Sustained vs. Selective Attention
Sustained attention (vigilance) is the ability to maintain focus over extended periods - critical for monitoring tasks and long test sessions. Selective attention involves filtering relevant information from distractors. Both decline with time on task, a phenomenon called the vigilance decrement. After 15-20 minutes of continuous monitoring, detection rates typically drop by 10-15%, and reaction times increase measurably.
Factors Affecting Attention Span
Sleep quality is the strongest modifiable predictor of attention span - even mild sleep restriction (6 hours vs. 8) produces measurable deficits. Physical exercise, particularly aerobic activity, enhances sustained attention for several hours post-exercise. Digital media consumption patterns, caffeine timing, hydration, and ambient noise levels all influence attentional capacity. Meditation practice has been shown to extend sustained attention duration.

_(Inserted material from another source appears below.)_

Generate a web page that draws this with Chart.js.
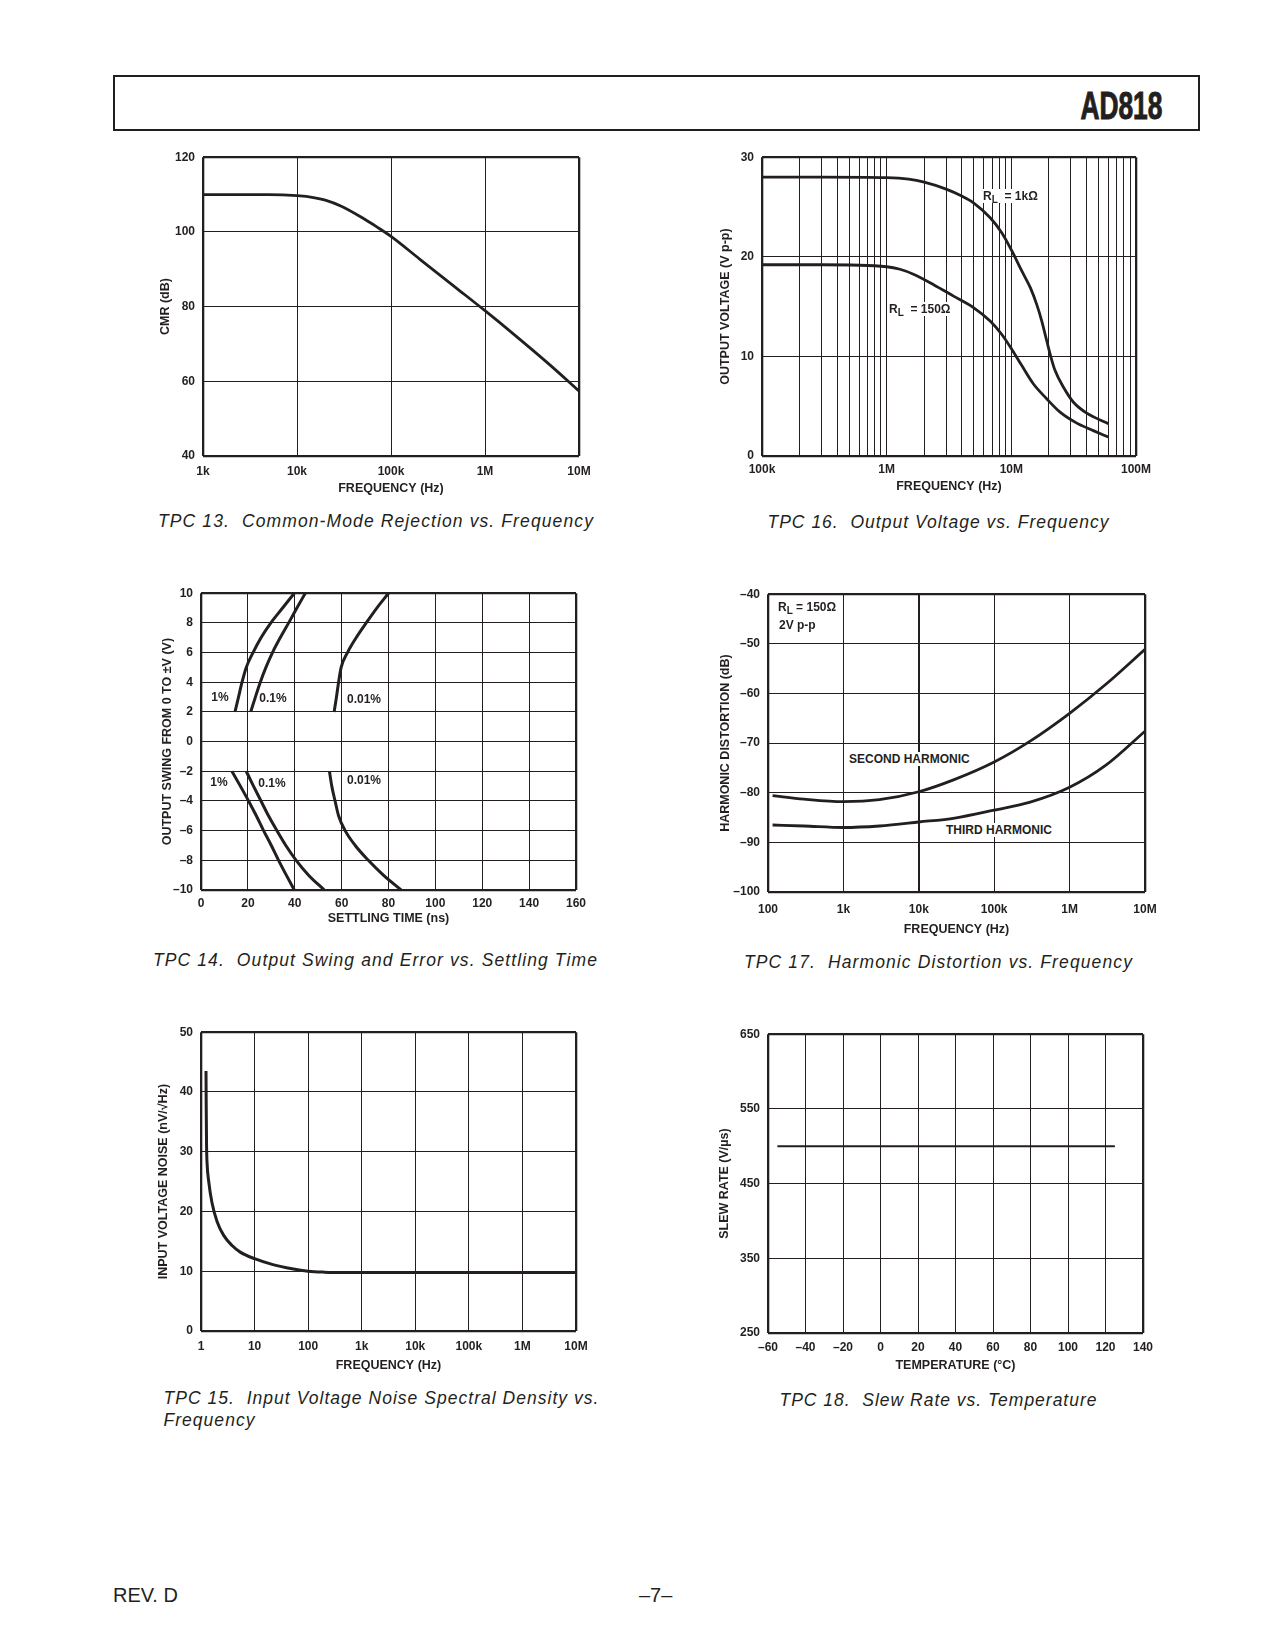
<!DOCTYPE html>
<html>
<head>
<meta charset="utf-8">
<title>AD818 typical performance characteristics</title>
<script src="https://cdn.jsdelivr.net/npm/chart.js@4.4.1/dist/chart.umd.min.js"></script>
<style>
  body { margin: 0; background: #fff; }
  #page { position: relative; width: 1275px; height: 1650px; overflow: hidden; color: #231f20;
          font-family: 'Liberation Sans', Arial, sans-serif; }
  canvas { position: absolute; }
  #head { position: absolute; left: 113px; top: 75px; width: 1087px; height: 56px;
          border: 2px solid #231f20; box-sizing: border-box; }
  #part { position: absolute; right: 113px; top: 84px; line-height: 40px; white-space: nowrap;
          font: bold 39px 'Liberation Sans Narrow', 'Liberation Sans', sans-serif; transform-origin: right center;
          -webkit-text-stroke: 1px #231f20; }
  .cap { position: absolute; white-space: pre; font-style: italic; font-size: 17.5px; line-height: 20px; }
  .note { position: absolute; white-space: nowrap; font-weight: bold; font-size: 12px; line-height: 14px;
          transform: translateY(-50%); }
  .note.bg { background: #fff; padding: 0 2px; margin-left: -2px; }
  .note.mid { transform: translate(-50%, -50%); }
  .note sub { font-size: 10px; line-height: 0; vertical-align: -3px; }
  .foot { position: absolute; font-size: 20px; line-height: 22px; white-space: pre; }
</style>
</head>
<body>
<div id="page">
  <div id="head"></div>
  <div id="part">AD818</div>

  <canvas id="c13"></canvas>
  <canvas id="c16"></canvas>
  <canvas id="c14"></canvas>
  <canvas id="c17"></canvas>
  <canvas id="c15"></canvas>
  <canvas id="c18"></canvas>

  <div class="note bg" style="left:983px; top:196px">R<sub>L</sub>&nbsp; = 1kΩ</div>
  <div class="note bg" style="left:889px; top:309px">R<sub>L</sub>&nbsp; = 150Ω</div>

  <div class="note mid" style="left:220px; top:697px">1%</div>
  <div class="note mid" style="left:273px; top:698px">0.1%</div>
  <div class="note mid" style="left:364px; top:699px">0.01%</div>
  <div class="note mid" style="left:219px; top:782px">1%</div>
  <div class="note mid" style="left:272px; top:783px">0.1%</div>
  <div class="note mid" style="left:364px; top:780px">0.01%</div>

  <div class="note" style="left:778px; top:607px">R<sub>L</sub> = 150Ω</div>
  <div class="note" style="left:779px; top:625px">2V p-p</div>
  <div class="note bg" style="left:849px; top:759px">SECOND HARMONIC</div>
  <div class="note bg" style="left:946px; top:830px">THIRD HARMONIC</div>

  <div class="cap" id="cap13">TPC 13.  Common-Mode Rejection vs. Frequency</div>
  <div class="cap" id="cap16">TPC 16.  Output Voltage vs. Frequency</div>
  <div class="cap" id="cap14">TPC 14.  Output Swing and Error vs. Settling Time</div>
  <div class="cap" id="cap17">TPC 17.  Harmonic Distortion vs. Frequency</div>
  <div class="cap" id="cap15a">TPC 15.  Input Voltage Noise Spectral Density vs.</div>
  <div class="cap" id="cap15b">Frequency</div>
  <div class="cap" id="cap18">TPC 18.  Slew Rate vs. Temperature</div>

  <div class="foot" style="left:113px; top:1584px">REV. D</div>
  <div class="foot" style="left:639px; top:1584px">–7–</div>
</div>

<script>
const ink = '#231f20';

// TPC 13 - common-mode rejection
const cmrFreq = [1e3, 2e3, 5e3, 1e4, 1.5e4, 2e4, 3e4, 5e4, 7e4, 1e5, 2e5, 5e5, 1e6, 2e6, 5e6, 1e7];
const cmrDb = [110, 110, 110, 109.7, 109.2, 108.5, 106.8, 103.7, 101.4, 98.8, 92.8, 84.9, 78.9, 72.7, 64.2, 57.4];
const cmrXTicks = [1e3, 1e4, 1e5, 1e6, 1e7];
const cmrXLabels = ['1k', '10k', '100k', '1M', '10M'];
const cmrYTicks = [40, 60, 80, 100, 120];
const cmrYLabels = ['40', '60', '80', '100', '120'];

// TPC 16 - output voltage
const ovFreq1k = [1e5, 3e5, 1e6, 1.5e6, 2e6, 3e6, 4e6, 5e6, 6.8e6, 8.4e6, 1.01e7, 1.21e7, 1.42e7, 1.6e7,
                  1.75e7, 1.92e7, 2.05e7, 2.24e7, 2.62e7, 3.15e7, 4.03e7, 6e7];
const ov1k = [28, 28, 27.95, 27.8, 27.5, 26.8, 26.1, 25.4, 23.9, 22.4, 20.6, 18.6, 16.9, 15.2,
              13.6, 11.6, 10.2, 8.6, 6.9, 5.4, 4.3, 3.25];
const ovFreq150 = [1e5, 3e5, 1e6, 1.28e6, 1.64e6, 2.38e6, 3.44e6, 4.97e6, 6.76e6, 8.39e6, 1.01e7, 1.21e7,
                   1.5e7, 1.92e7, 2.46e7, 3.35e7, 4.55e7, 6e7];
const ov150 = [19.2, 19.2, 19.0, 18.75, 18.25, 17.2, 16.05, 14.9, 13.55, 12.2, 10.7, 9.1,
               7.25, 5.75, 4.4, 3.3, 2.55, 1.9];
const ovXTicks = [1e5, 2e5, 3e5, 4e5, 5e5, 6e5, 7e5, 8e5, 9e5,
                  1e6, 2e6, 3e6, 4e6, 5e6, 6e6, 7e6, 8e6, 9e6,
                  1e7, 2e7, 3e7, 4e7, 5e7, 6e7, 7e7, 8e7, 9e7, 1e8];
const ovXDecades = [1e5, 1e6, 1e7, 1e8];
const ovXLabels = ['100k', '1M', '10M', '100M'];
const ovYTicks = [0, 10, 20, 30];
const ovYLabels = ['0', '10', '20', '30'];

// TPC 14 - settling time at each output swing level
const swingUpV = [2, 3, 4, 5, 6, 7, 8, 9, 10];
const settleUp1 = [14.5, 16, 17.5, 19.3, 22.2, 25.6, 29.8, 34.8, 39.8];
const settleUp01 = [21.2, 23.2, 25.3, 27.7, 30.5, 33.8, 37.4, 40.9, 44.5];
const settleUp001 = [56.8, 57.8, 58.7, 59.8, 62.5, 66.2, 70.5, 75, 80];
const swingDnV = [-2, -3, -4, -5, -6, -7, -8, -9, -10];
const settleDn1 = [13.2, 16.8, 20.3, 23.6, 26.7, 30, 33.1, 36.4, 39.8];
const settleDn01 = [19.3, 22.4, 25.6, 28.8, 32.4, 36.2, 40.6, 45.9, 52.6];
const settleDn001 = [54.8, 55.8, 57.2, 58.7, 61.5, 65.8, 71.4, 77.8, 85.4];
const stXTicks = [0, 20, 40, 60, 80, 100, 120, 140, 160];
const stXLabels = ['0', '20', '40', '60', '80', '100', '120', '140', '160'];
const stYTicks = [-10, -8, -6, -4, -2, 0, 2, 4, 6, 8, 10];
const stYLabels = ['–10', '–8', '–6', '–4', '–2', '0', '2', '4', '6', '8', '10'];

// TPC 17 - harmonic distortion
const hdFreq = [115, 300, 1e3, 3e3, 1e4, 3e4, 1e5, 3e5, 1e6, 3e6, 1e7];
const hdSecond = [-80.6, -81.3, -81.8, -81.4, -79.8, -77.3, -73.8, -69.6, -64.0, -58.2, -51.1];
const hdThird = [-86.5, -86.7, -87.0, -86.7, -85.9, -85.1, -83.5, -81.9, -78.9, -74.5, -67.6];
const hdXTicks = [1e2, 1e3, 1e4, 1e5, 1e6, 1e7];
const hdXLabels = ['100', '1k', '10k', '100k', '1M', '10M'];
const hdYTicks = [-100, -90, -80, -70, -60, -50, -40];
const hdYLabels = ['–100', '–90', '–80', '–70', '–60', '–50', '–40'];

// TPC 15 - input voltage noise
const noiseFreq = [1.24, 1.25, 1.27, 1.3, 1.39, 1.6, 2, 2.65, 3.8, 5.4, 10, 22, 50, 100, 200, 500, 1e7];
const noiseNv = [43.5, 38, 31, 28, 25.1, 21.5, 18.3, 16, 14.3, 13.2, 12.1, 11.1, 10.4, 10.0, 9.85, 9.8, 9.8];
const nzXTicks = [1, 10, 1e2, 1e3, 1e4, 1e5, 1e6, 1e7];
const nzXLabels = ['1', '10', '100', '1k', '10k', '100k', '1M', '10M'];
const nzYTicks = [0, 10, 20, 30, 40, 50];
const nzYLabels = ['0', '10', '20', '30', '40', '50'];

// TPC 18 - slew rate
const slewTemp = [-55, 0, 25, 85, 125];
const slewRate = [500, 500, 500, 500, 500];
const srXTicks = [-60, -40, -20, 0, 20, 40, 60, 80, 100, 120, 140];
const srXLabels = ['–60', '–40', '–20', '0', '20', '40', '60', '80', '100', '120', '140'];
const srYTicks = [250, 350, 450, 550, 650];
const srYLabels = ['250', '350', '450', '550', '650'];

const tickFont = { family: "'Liberation Sans', Arial, sans-serif", size: 12, weight: 'bold', lineHeight: 1.2 };
const titleFont = { family: "'Liberation Sans', Arial, sans-serif", size: 12.5, weight: 'bold', lineHeight: 1.2 };

function axis(type, ticks, label, title, pad, heavy) {
    const min = ticks[0], max = ticks[ticks.length - 1];
    return {
        type: type, min: min, max: max,
        afterBuildTicks: s => { s.ticks = ticks.map(v => ({ value: v })); },
        ticks: { autoSkip: false, maxRotation: 0, minRotation: 0, padding: pad, font: tickFont, color: ink,
                 callback: v => label(v) },
        grid: { color: ink, drawTicks: false,
                lineWidth: c => {
                    const v = c.tick ? c.tick.value : null;
                    if (v === min || v === max) return 2.3;
                    if (heavy && heavy.includes(v)) return 2;
                    return 1;
                } },
        border: { display: false },
        title: { display: true, text: title, font: titleFont, color: ink, padding: 0 }
    };
}

function byIndex(ticks, labels) {
    return v => labels[ticks.indexOf(v)];
}

function curve(xs, ys, width) {
    return {
        data: xs.map((v, i) => ({ x: v, y: ys[i] })),
        showLine: true, borderColor: ink, borderWidth: width || 2.8, pointRadius: 0,
        cubicInterpolationMode: 'monotone', fill: false
    };
}

function build(id, area, yTitleX, xTitleDy, x, y, datasets) {
    const lh = titleFont.size * titleFont.lineHeight;
    const left = Math.round(yTitleX - lh / 2);
    const top = area.t - 14;
    const W = Math.round(area.r - left + 30);
    const xh = xTitleDy + lh / 2;
    const H = Math.round(area.b + xh - top);
    const cv = document.getElementById(id);
    cv.width = W;
    cv.height = H;
    cv.style.left = left + 'px';
    cv.style.top = top + 'px';
    x.afterFit = s => { s.height = xh; };
    y.afterFit = s => { s.width = area.l - left; };
    return new Chart(cv, {
        type: 'scatter',
        data: { datasets: datasets },
        options: {
            responsive: false,
            animation: false,
            events: [],
            layout: { padding: { top: 14, left: 0, right: W - (area.r - left), bottom: H - (area.b - top) - xh } },
            plugins: { legend: { display: false }, tooltip: { enabled: false } },
            scales: { x: x, y: y }
        }
    });
}

// TPC 13
build('c13', { l: 203, r: 579, t: 156, b: 456 }, 165, 32.6,
    axis('logarithmic', cmrXTicks, byIndex(cmrXTicks, cmrXLabels), 'FREQUENCY (Hz)', 8),
    axis('linear', cmrYTicks, byIndex(cmrYTicks, cmrYLabels), 'CMR (dB)', 8),
    [curve(cmrFreq, cmrDb)]);

// TPC 16
build('c16', { l: 762, r: 1136, t: 156, b: 456 }, 725, 31,
    axis('logarithmic', ovXTicks, v => {
        const i = ovXDecades.indexOf(v);
        return i < 0 ? '' : ovXLabels[i];
    }, 'FREQUENCY (Hz)', 6),
    axis('linear', ovYTicks, byIndex(ovYTicks, ovYLabels), 'OUTPUT VOLTAGE (V p-p)', 8),
    [curve(ovFreq1k, ov1k), curve(ovFreq150, ov150)]);

// TPC 14
build('c14', { l: 201, r: 576, t: 592, b: 890 }, 167, 28.3,
    axis('linear', stXTicks, byIndex(stXTicks, stXLabels), 'SETTLING TIME (ns)', 6),
    axis('linear', stYTicks, byIndex(stYTicks, stYLabels), 'OUTPUT SWING FROM 0 TO ±V (V)', 8),
    [curve(settleUp1, swingUpV, 3), curve(settleUp01, swingUpV, 3), curve(settleUp001, swingUpV, 3),
     curve(settleDn1, swingDnV, 3), curve(settleDn01, swingDnV, 3), curve(settleDn001, swingDnV, 3)]);

// TPC 17
build('c17', { l: 768, r: 1145, t: 593, b: 892 }, 725, 37.7,
    axis('logarithmic', hdXTicks, byIndex(hdXTicks, hdXLabels), 'FREQUENCY (Hz)', 10, [1e4]),
    axis('linear', hdYTicks, byIndex(hdYTicks, hdYLabels), 'HARMONIC DISTORTION (dB)', 8),
    [curve(hdFreq, hdSecond), curve(hdFreq, hdThird)]);

// TPC 15
build('c15', { l: 201, r: 576, t: 1031, b: 1331 }, 163, 34.3,
    axis('logarithmic', nzXTicks, byIndex(nzXTicks, nzXLabels), 'FREQUENCY (Hz)', 8.7),
    axis('linear', nzYTicks, byIndex(nzYTicks, nzYLabels), 'INPUT VOLTAGE NOISE (nV/√Hz)', 8),
    [curve(noiseFreq, noiseNv, 3)]);

// TPC 18
build('c18', { l: 768, r: 1143, t: 1033, b: 1333 }, 724, 32.4,
    axis('linear', srXTicks, byIndex(srXTicks, srXLabels), 'TEMPERATURE (°C)', 7.7),
    axis('linear', srYTicks, byIndex(srYTicks, srYLabels), 'SLEW RATE (V/µs)', 8),
    [curve(slewTemp, slewRate, 2)]);

// captions: left edge, centre line, width measured off the page
function caption(id, left, cy, width, spacingFrom) {
    const el = document.getElementById(id);
    el.style.left = left + 'px';
    el.style.top = (cy - 10) + 'px';
    if (spacingFrom) {
        el.style.letterSpacing = document.getElementById(spacingFrom).style.letterSpacing;
        return;
    }
    const w0 = el.getBoundingClientRect().width;
    el.style.letterSpacing = ((width - w0) / el.textContent.length) + 'px';
}
caption('cap13', 158, 520.5, 436);
caption('cap16', 767.5, 522, 342);
caption('cap14', 153, 959.5, 445);
caption('cap17', 744, 962, 389);
caption('cap15a', 163.5, 1397.5, 436);
caption('cap15b', 163.5, 1420, 0, 'cap15a');
caption('cap18', 779.5, 1400, 318);

const part = document.getElementById('part');
part.style.transform = 'scaleX(' + (82 / part.getBoundingClientRect().width) + ')';
</script>
</body>
</html>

Attention in Cognitive Benchmarking
Benchmark tests measure attention through tasks like the Continuous Performance Test (CPT) and Psychomotor Vigilance Task (PVT). Lapses - unusually slow responses indicating momentary attention failures - are more informative than average reaction time for assessing attentional stability. Keeping test sessions under 5 minutes minimizes fatigue effects and produces more reliable measurements of peak attentional capacity.